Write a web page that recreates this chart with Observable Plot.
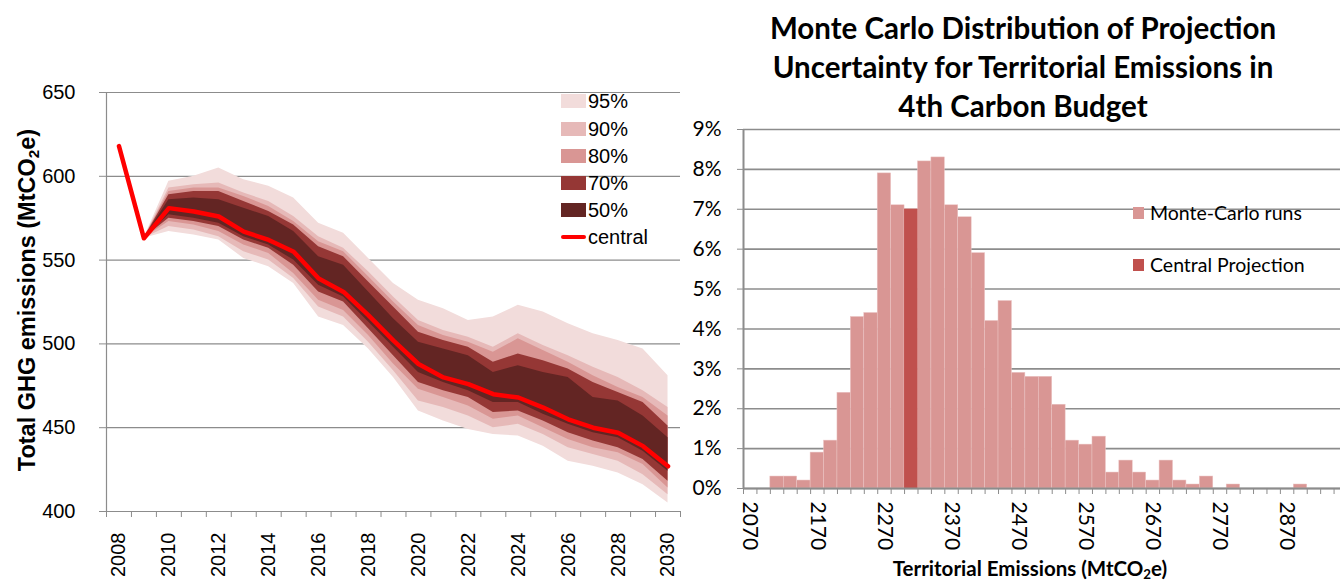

...

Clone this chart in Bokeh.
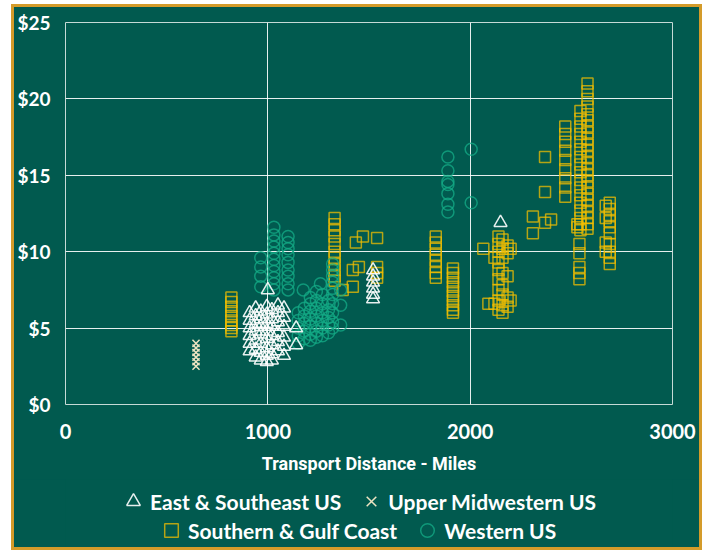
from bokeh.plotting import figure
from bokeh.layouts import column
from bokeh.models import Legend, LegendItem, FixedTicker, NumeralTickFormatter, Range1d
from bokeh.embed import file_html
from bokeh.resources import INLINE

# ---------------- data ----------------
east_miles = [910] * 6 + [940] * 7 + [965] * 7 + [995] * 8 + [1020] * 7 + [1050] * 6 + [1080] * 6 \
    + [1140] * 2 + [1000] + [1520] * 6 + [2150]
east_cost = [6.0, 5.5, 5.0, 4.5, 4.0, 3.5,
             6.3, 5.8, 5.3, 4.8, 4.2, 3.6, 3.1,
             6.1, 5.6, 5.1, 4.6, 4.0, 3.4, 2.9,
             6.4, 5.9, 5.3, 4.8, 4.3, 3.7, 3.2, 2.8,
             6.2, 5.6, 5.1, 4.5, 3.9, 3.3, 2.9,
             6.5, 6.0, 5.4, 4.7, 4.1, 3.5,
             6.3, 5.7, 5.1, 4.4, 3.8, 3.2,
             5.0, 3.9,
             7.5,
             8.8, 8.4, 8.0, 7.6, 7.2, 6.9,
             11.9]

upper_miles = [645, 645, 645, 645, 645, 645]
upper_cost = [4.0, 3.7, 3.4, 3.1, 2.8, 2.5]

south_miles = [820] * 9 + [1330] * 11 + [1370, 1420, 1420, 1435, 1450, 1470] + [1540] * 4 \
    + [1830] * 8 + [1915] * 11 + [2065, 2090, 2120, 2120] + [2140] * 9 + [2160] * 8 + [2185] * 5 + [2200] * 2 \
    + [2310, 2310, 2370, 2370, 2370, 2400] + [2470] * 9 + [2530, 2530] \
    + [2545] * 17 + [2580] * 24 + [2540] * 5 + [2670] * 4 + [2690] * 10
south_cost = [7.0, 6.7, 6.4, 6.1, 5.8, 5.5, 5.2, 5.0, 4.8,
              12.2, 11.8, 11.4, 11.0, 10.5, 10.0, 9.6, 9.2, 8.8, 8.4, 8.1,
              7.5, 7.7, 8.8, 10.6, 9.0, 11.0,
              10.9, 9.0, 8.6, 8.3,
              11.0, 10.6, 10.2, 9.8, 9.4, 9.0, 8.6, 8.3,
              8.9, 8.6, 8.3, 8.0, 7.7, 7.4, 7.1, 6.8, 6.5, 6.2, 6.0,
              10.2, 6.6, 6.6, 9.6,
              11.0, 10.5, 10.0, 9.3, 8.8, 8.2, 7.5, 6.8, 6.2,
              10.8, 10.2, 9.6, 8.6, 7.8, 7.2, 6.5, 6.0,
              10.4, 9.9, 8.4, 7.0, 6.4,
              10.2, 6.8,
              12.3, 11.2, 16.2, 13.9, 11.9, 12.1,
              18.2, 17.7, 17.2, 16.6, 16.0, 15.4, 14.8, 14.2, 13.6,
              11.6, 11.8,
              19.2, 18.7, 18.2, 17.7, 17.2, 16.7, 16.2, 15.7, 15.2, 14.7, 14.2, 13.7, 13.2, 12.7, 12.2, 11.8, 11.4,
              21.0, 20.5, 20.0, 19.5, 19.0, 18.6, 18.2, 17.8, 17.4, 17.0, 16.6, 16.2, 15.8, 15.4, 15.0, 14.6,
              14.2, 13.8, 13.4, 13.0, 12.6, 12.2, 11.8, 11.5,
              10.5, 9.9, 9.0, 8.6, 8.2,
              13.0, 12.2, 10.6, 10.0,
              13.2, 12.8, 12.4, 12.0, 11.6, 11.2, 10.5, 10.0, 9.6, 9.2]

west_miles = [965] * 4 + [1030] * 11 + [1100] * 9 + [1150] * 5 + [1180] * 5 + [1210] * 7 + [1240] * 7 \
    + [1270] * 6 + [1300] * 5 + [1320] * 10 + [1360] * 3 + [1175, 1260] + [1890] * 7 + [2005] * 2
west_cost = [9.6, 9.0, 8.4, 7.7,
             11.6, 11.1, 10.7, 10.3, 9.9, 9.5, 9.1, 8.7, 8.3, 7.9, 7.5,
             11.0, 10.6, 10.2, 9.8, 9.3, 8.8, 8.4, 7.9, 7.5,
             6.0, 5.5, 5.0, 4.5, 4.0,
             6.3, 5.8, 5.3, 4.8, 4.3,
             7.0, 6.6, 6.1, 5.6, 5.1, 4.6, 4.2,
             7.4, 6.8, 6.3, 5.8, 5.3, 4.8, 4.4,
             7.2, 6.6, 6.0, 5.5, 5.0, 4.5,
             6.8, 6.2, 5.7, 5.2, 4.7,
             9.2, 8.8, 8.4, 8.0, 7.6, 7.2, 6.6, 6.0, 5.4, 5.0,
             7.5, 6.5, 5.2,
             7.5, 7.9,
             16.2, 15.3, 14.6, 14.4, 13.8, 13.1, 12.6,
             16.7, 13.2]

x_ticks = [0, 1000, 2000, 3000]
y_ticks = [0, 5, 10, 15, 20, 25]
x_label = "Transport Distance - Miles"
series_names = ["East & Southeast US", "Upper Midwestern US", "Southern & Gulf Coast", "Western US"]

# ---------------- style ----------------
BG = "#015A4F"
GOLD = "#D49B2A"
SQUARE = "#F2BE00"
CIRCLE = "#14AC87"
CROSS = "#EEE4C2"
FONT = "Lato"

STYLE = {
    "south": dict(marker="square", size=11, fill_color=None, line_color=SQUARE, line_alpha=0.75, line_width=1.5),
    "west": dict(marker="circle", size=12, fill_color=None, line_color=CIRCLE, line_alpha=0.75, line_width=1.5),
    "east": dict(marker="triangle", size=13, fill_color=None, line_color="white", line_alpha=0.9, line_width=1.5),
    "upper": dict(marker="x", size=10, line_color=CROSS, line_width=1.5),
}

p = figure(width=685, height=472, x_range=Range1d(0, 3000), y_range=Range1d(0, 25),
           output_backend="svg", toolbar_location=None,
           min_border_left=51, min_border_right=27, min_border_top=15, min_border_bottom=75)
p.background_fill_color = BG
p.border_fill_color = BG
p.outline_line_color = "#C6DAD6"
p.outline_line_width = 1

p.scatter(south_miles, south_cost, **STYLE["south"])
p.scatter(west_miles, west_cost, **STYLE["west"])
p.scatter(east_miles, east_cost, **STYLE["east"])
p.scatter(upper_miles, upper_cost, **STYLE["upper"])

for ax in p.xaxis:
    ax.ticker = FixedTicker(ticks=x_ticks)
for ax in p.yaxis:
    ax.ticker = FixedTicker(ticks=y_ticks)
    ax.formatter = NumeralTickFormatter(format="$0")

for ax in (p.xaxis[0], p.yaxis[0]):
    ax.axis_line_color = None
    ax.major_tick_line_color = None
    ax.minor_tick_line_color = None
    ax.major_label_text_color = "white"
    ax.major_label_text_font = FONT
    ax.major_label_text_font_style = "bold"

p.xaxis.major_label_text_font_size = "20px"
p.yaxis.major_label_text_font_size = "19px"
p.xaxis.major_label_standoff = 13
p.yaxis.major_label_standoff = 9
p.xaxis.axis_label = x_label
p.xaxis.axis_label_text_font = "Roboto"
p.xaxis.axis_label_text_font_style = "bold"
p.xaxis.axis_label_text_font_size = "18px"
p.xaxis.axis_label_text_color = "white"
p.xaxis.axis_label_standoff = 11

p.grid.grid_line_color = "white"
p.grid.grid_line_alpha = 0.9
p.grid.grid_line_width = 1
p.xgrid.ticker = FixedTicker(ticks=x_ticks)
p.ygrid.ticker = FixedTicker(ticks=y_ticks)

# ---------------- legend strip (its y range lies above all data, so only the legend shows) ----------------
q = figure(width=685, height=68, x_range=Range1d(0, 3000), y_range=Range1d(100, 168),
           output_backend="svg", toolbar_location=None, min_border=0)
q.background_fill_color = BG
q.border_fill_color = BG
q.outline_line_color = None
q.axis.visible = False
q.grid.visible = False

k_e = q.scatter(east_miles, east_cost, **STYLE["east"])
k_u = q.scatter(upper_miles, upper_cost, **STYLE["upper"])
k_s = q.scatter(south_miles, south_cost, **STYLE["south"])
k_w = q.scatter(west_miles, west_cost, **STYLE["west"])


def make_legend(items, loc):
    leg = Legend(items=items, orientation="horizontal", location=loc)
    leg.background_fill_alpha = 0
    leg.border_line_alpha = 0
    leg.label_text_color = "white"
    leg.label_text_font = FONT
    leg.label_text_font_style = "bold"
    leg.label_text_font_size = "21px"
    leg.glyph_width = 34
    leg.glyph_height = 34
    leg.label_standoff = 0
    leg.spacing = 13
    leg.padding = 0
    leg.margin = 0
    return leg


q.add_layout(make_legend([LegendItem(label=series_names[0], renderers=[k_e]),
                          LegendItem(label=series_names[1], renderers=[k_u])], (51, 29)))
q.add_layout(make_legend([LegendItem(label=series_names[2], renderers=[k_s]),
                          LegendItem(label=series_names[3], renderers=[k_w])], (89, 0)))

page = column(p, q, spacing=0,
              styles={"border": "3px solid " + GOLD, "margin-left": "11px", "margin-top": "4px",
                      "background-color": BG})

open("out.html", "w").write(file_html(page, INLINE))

> _The task_
Above are some entries; copy exactly the lines from the line with "Clone this chart in Bokeh." through the line with "from bokeh.resources import INLINE", both included, but none of the pictures.

> _Problem solution_
Clone this chart in Bokeh.
from bokeh.plotting import figure
from bokeh.layouts import column
from bokeh.models import Legend, LegendItem, FixedTicker, NumeralTickFormatter, Range1d
from bokeh.embed import file_html
from bokeh.resources import INLINE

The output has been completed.